**Prompt**
Begin with the first line of the material and write out each line exactly, ending with the line that contains "import numpy as np". Pictures are not part of the copy.

+ + + + + + +

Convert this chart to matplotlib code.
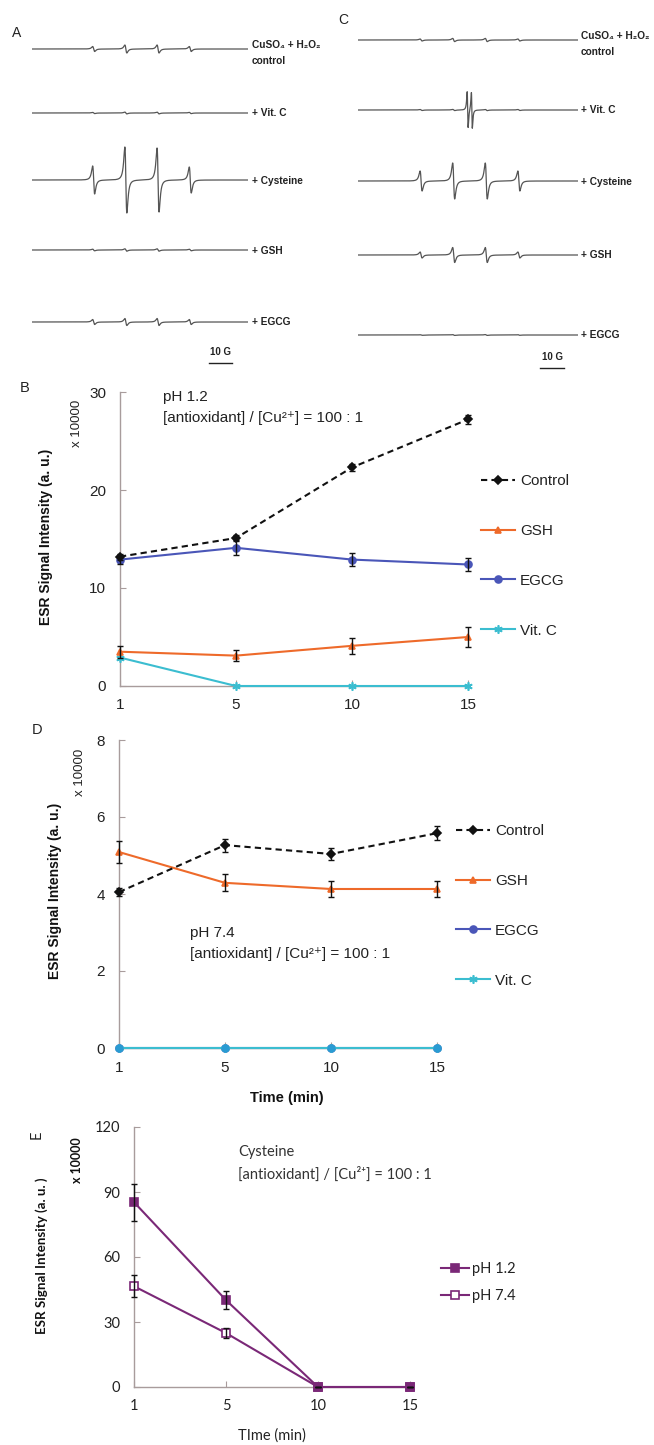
"""ESR spectra (A, C) and ESR signal time courses (B, D, E) for antioxidant / Cu2+ systems."""

import matplotlib
matplotlib.use("Agg")
import matplotlib.pyplot as plt
import numpy as np

W, H = 654, 1445
SANS = ["Liberation Sans", "DejaVu Sans"]
CALI = ["Lato", "DejaVu Sans"]
plt.rcParams["font.family"] = SANS

# ---------------- ESR spectra data ----------------
SPEC_LABELS = ["+ Vit. C", "+ Cysteine", "+ GSH", "+ EGCG"]
LINE_FIELDS = [-21.0, -7.0, 7.0, 21.0]          # G, DMPO-OH quartet
# half peak-to-peak amplitude of each of the four lines (control, Vit C, Cys, GSH, EGCG)
AMP_A = [[2.5, 4.0, 4.0, 2.5],
         [0.6, 0.9, 0.9, 0.6],
         [14.0, 33.0, 32.0, 13.0],
         [0.8, 1.2, 1.2, 0.8],
         [2.5, 3.5, 3.5, 2.5]]
AMP_C = [[1.0, 1.6, 1.6, 1.0],
         [0.5, 0.6, 0.6, 0.5],
         [10.0, 18.0, 18.0, 10.0],
         [3.0, 7.5, 7.5, 3.0],
         [0.3, 0.4, 0.4, 0.3]]
ASC_FIELDS = [-1.0, 0.8]                          # ascorbyl radical doublet (C, + Vit. C)
ASC_AMP = [18.0, 18.0]

# ---------------- time courses ----------------
TIMES = ["1", "5", "10", "15"]

B_CONTROL = [13.2, 15.1, 22.3, 27.2]
B_CONTROL_ERR = [0.3, 0.3, 0.4, 0.5]
B_GSH = [3.5, 3.1, 4.1, 5.0]
B_GSH_ERR = [0.6, 0.6, 0.8, 1.0]
B_EGCG = [12.9, 14.1, 12.9, 12.4]
B_EGCG_ERR = [0.5, 0.75, 0.7, 0.65]
B_VITC = [2.9, 0.0, 0.0, 0.0]

D_CONTROL = [4.05, 5.27, 5.04, 5.58]
D_CONTROL_ERR = [0.1, 0.17, 0.15, 0.18]
D_GSH = [5.09, 4.29, 4.13, 4.13]
D_GSH_ERR = [0.28, 0.22, 0.22, 0.2]
D_EGCG = [0.0, 0.0, 0.0, 0.0]
D_VITC = [0.0, 0.0, 0.0, 0.0]

E_PH12 = [85.3, 40.1, 0.0, 0.0]
E_PH12_ERR = [8.6, 4.3, 0.0, 0.0]
E_PH74 = [46.5, 24.9, 0.0, 0.0]
E_PH74_ERR = [5.0, 2.5, 0.0, 0.0]

RATIO = "[antioxidant] / [Cu\u00b2\u207a] = 100 : 1"

C_BLACK = "#111111"
C_GSH = "#ee6a2a"
C_EGCG = "#4a56b8"
C_VITC = "#3bbdd0"
C_PURPLE = "#7a2877"
SPINE = "#a89c9c"
TRACE = "#555555"


def px_rect(left, top, right, bottom):
    return [left / W, 1 - bottom / H, (right - left) / W, (bottom - top) / H]


def deriv_lorentz(field, center, amp, width):
    u = (field - center) / width
    return amp * (-2 * u / (1 + u ** 2) ** 2) / 0.6495


fig = plt.figure(figsize=(W / 100, H / 100), dpi=100)
ov = fig.add_axes([0, 0, 1, 1], zorder=5)
ov.set_xlim(0, W)
ov.set_ylim(H, 0)
ov.axis("off")
ov.patch.set_alpha(0)


def spectra(rect, xlim, baselines, amps, extra=None, bar=(29, 39), bar_y=363):
    ax = fig.add_axes(px_rect(*rect))
    ax.set_xlim(*xlim)
    ax.set_ylim(rect[3], rect[1])
    ax.axis("off")
    field = np.linspace(xlim[0], xlim[1], 6000)
    for i, (base, amp) in enumerate(zip(baselines, amps)):
        sig = np.zeros_like(field)
        for f0, a in zip(LINE_FIELDS, amp):
            sig += deriv_lorentz(field, f0, a, 0.75)
        if extra is not None and extra[0] == i:
            for f0, a in zip(extra[1], extra[2]):
                sig += deriv_lorentz(field, f0, a, 0.35)
        ax.plot(field, base - sig, color=TRACE, lw=0.9)
    ax.plot(bar, [bar_y, bar_y], color="#222222", lw=1.0, clip_on=False)
    return ax


# A: pH 1.2 spectra
spectra((32, 0, 248, 380), (-47.8, 46.1), [49, 113, 180, 250, 322], AMP_A)
# C: pH 7.4 spectra
spectra((358, 0, 578, 380), (-48.1, 46.4), [40, 110, 181, 255, 335], AMP_C,
        extra=(1, ASC_FIELDS, ASC_AMP), bar=(30, 40.3), bar_y=368)

lab_kw = dict(fontsize=7.3, color="#222222", va="center", ha="left", fontweight="bold")
ov.text(252, 45, "CuSO\u2084 + H\u2082O\u2082", **lab_kw)
ov.text(252, 61, "control", **lab_kw)
for y, s in zip([113, 181, 251, 322], SPEC_LABELS):
    ov.text(252, y, s, **lab_kw)
ov.text(581, 36, "CuSO\u2084 + H\u2082O\u2082", **lab_kw)
ov.text(581, 52, "control", **lab_kw)
for y, s in zip([110, 182, 255, 335], SPEC_LABELS):
    ov.text(581, y, s, **lab_kw)
ov.text(220, 352, "10 G", fontsize=7, fontweight="bold", ha="center", va="center", color="#222222")
ov.text(552, 357, "10 G", fontsize=7, fontweight="bold", ha="center", va="center", color="#222222")
ov.text(17, 33, "A", fontsize=10, ha="center", va="center", color="#222222")
ov.text(343, 20, "C", fontsize=10, ha="center", va="center", color="#222222")


def style_axes(ax, ymax, yticks, family=SANS, size=11):
    x = np.arange(len(TIMES))
    ax.set_xlim(0, 3)
    ax.set_ylim(0, ymax)
    for side in ("top", "right"):
        ax.spines[side].set_visible(False)
    for side in ("left", "bottom"):
        ax.spines[side].set_color(SPINE)
        ax.spines[side].set_linewidth(1.0)
    ax.set_xticks(x)
    ax.set_xticklabels(TIMES, family=family, fontsize=size, color="#222222")
    ax.set_yticks(yticks)
    ax.set_yticklabels([str(t) for t in yticks], family=family, fontsize=size, color="#222222")
    ax.tick_params(axis="both", direction="in", length=4, color=SPINE)
    ax.tick_params(axis="y", pad=10)
    ax.tick_params(axis="x", pad=9)
    ax.patch.set_alpha(0)
    return x


def series(ax, x, y, err, color, marker, label, ls="-", ms=5, mfc=None, z=3):
    if err is not None:
        ax.errorbar(x, y, yerr=err, fmt="none", ecolor=C_BLACK, elinewidth=1.0,
                    capsize=2.5, capthick=1.0, zorder=z + 1, clip_on=False)
    line, = ax.plot(x, y, color=color, ls=ls, lw=1.5, marker=marker, ms=ms,
                    mfc=mfc if mfc else color, mec=color, mew=1.2, label=label,
                    zorder=z, clip_on=False)
    return line


ASTER = (6, 2, 0)

# ---------------- B ----------------
axb = fig.add_axes(px_rect(120, 392, 468, 686))
x = style_axes(axb, 30, [0, 10, 20, 30])
hb = [series(axb, x, B_CONTROL, B_CONTROL_ERR, C_BLACK, "D", "Control", ls=(0, (3, 2)), ms=4, z=6),
      series(axb, x, B_GSH, B_GSH_ERR, C_GSH, "^", "GSH", z=4),
      series(axb, x, B_EGCG, B_EGCG_ERR, C_EGCG, "o", "EGCG", z=5),
      series(axb, x, B_VITC, None, C_VITC, ASTER, "Vit. C", ms=6, z=3)]
axb.legend(handles=hb, loc="upper left", bbox_to_anchor=(481 / W, 1 - 474 / H),
           bbox_transform=fig.transFigure, frameon=False, fontsize=11,
           labelspacing=2.35, handlelength=2.2, handletextpad=0.35,
           borderpad=0, borderaxespad=0, labelcolor="#222222")
ov.text(163, 397, "pH 1.2", fontsize=11, va="center", color="#222222")
ov.text(163, 418, RATIO, fontsize=11, va="center", color="#222222")
ov.text(77, 423, "x 10000", fontsize=9.5, rotation=90, ha="center", va="center", color="#222222")
ov.text(46, 537, "ESR Signal Intensity (a. u.)", fontsize=10, fontweight="bold",
        rotation=90, ha="center", va="center", color="#111111")
ov.text(25, 388, "B", fontsize=10.5, ha="center", va="center", color="#222222")

# ---------------- D ----------------
axd = fig.add_axes(px_rect(119, 740, 437, 1048))
x = style_axes(axd, 8, [0, 2, 4, 6, 8])
hd = [series(axd, x, D_CONTROL, D_CONTROL_ERR, C_BLACK, "D", "Control", ls=(0, (3, 2)), ms=4, z=6),
      series(axd, x, D_GSH, D_GSH_ERR, C_GSH, "^", "GSH", z=5),
      series(axd, x, D_EGCG, None, C_EGCG, "o", "EGCG", z=3),
      series(axd, x, D_VITC, None, C_VITC, ASTER, "Vit. C", ms=6, z=4)]
axd.plot(x, D_EGCG, ls="none", marker="o", ms=5, color="#2a9bd3", zorder=4.5, clip_on=False)
axd.legend(handles=hd, loc="upper left", bbox_to_anchor=(456 / W, 1 - 824 / H),
           bbox_transform=fig.transFigure, frameon=False, fontsize=11,
           labelspacing=2.35, handlelength=2.2, handletextpad=0.35,
           borderpad=0, borderaxespad=0, labelcolor="#222222")
ov.text(190, 933, "pH 7.4", fontsize=11, va="center", color="#222222")
ov.text(190, 954, RATIO, fontsize=11, va="center", color="#222222")
ov.text(80, 772, "x 10000", fontsize=9.5, rotation=90, ha="center", va="center", color="#222222")
ov.text(55, 891, "ESR Signal Intensity (a. u.)", fontsize=10, fontweight="bold",
        rotation=90, ha="center", va="center", color="#111111")
ov.text(287, 1098, "Time (min)", fontsize=10.5, fontweight="bold", ha="center", va="center", color="#111111")
ov.text(37, 730, "D", fontsize=10.5, ha="center", va="center", color="#222222")

# ---------------- E ----------------
axe = fig.add_axes(px_rect(134, 1127, 410, 1387))
x = style_axes(axe, 120, [0, 30, 60, 90, 120], family=CALI, size=10.5)
he = [series(axe, x, E_PH12, E_PH12_ERR, C_PURPLE, "s", "pH 1.2", ms=5.5, z=5),
      series(axe, x, E_PH74, E_PH74_ERR, C_PURPLE, "s", "pH 7.4", ms=5.5, mfc="white", z=4)]
axe.legend(handles=he, loc="upper left", bbox_to_anchor=(441 / W, 1 - 1262 / H),
           bbox_transform=fig.transFigure, frameon=False,
           prop={"family": CALI, "size": 10.5},
           labelspacing=0.9, handlelength=1.9, handletextpad=0.2,
           borderpad=0, borderaxespad=0, labelcolor="#222222")
ov.text(238, 1152, "Cysteine", fontsize=10.5, family=CALI, va="center", color="#333333")
ov.text(238, 1174, RATIO, fontsize=10.5, family=CALI, va="center", color="#333333")
ov.text(77, 1160, "x 10000", fontsize=9, family=CALI, fontweight="bold", rotation=90,
        ha="center", va="center", color="#111111")
ov.text(42, 1256, "ESR Signal Intensity (a. u. )", fontsize=9.6, family=CALI, fontweight="bold",
        rotation=90, ha="center", va="center", color="#111111")
ov.text(272, 1436, "TIme (min)", fontsize=10.5, family=CALI, ha="center", va="center", color="#222222")
ov.text(37, 1135, "E", fontsize=10.5, family=CALI, rotation=90, ha="center", va="center", color="#222222")

fig.savefig("out.png", dpi=100, facecolor="white")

+ + + + + + +

**Exercise solution**
Convert this chart to matplotlib code.
"""ESR spectra (A, C) and ESR signal time courses (B, D, E) for antioxidant / Cu2+ systems."""

import matplotlib
matplotlib.use("Agg")
import matplotlib.pyplot as plt
import numpy as np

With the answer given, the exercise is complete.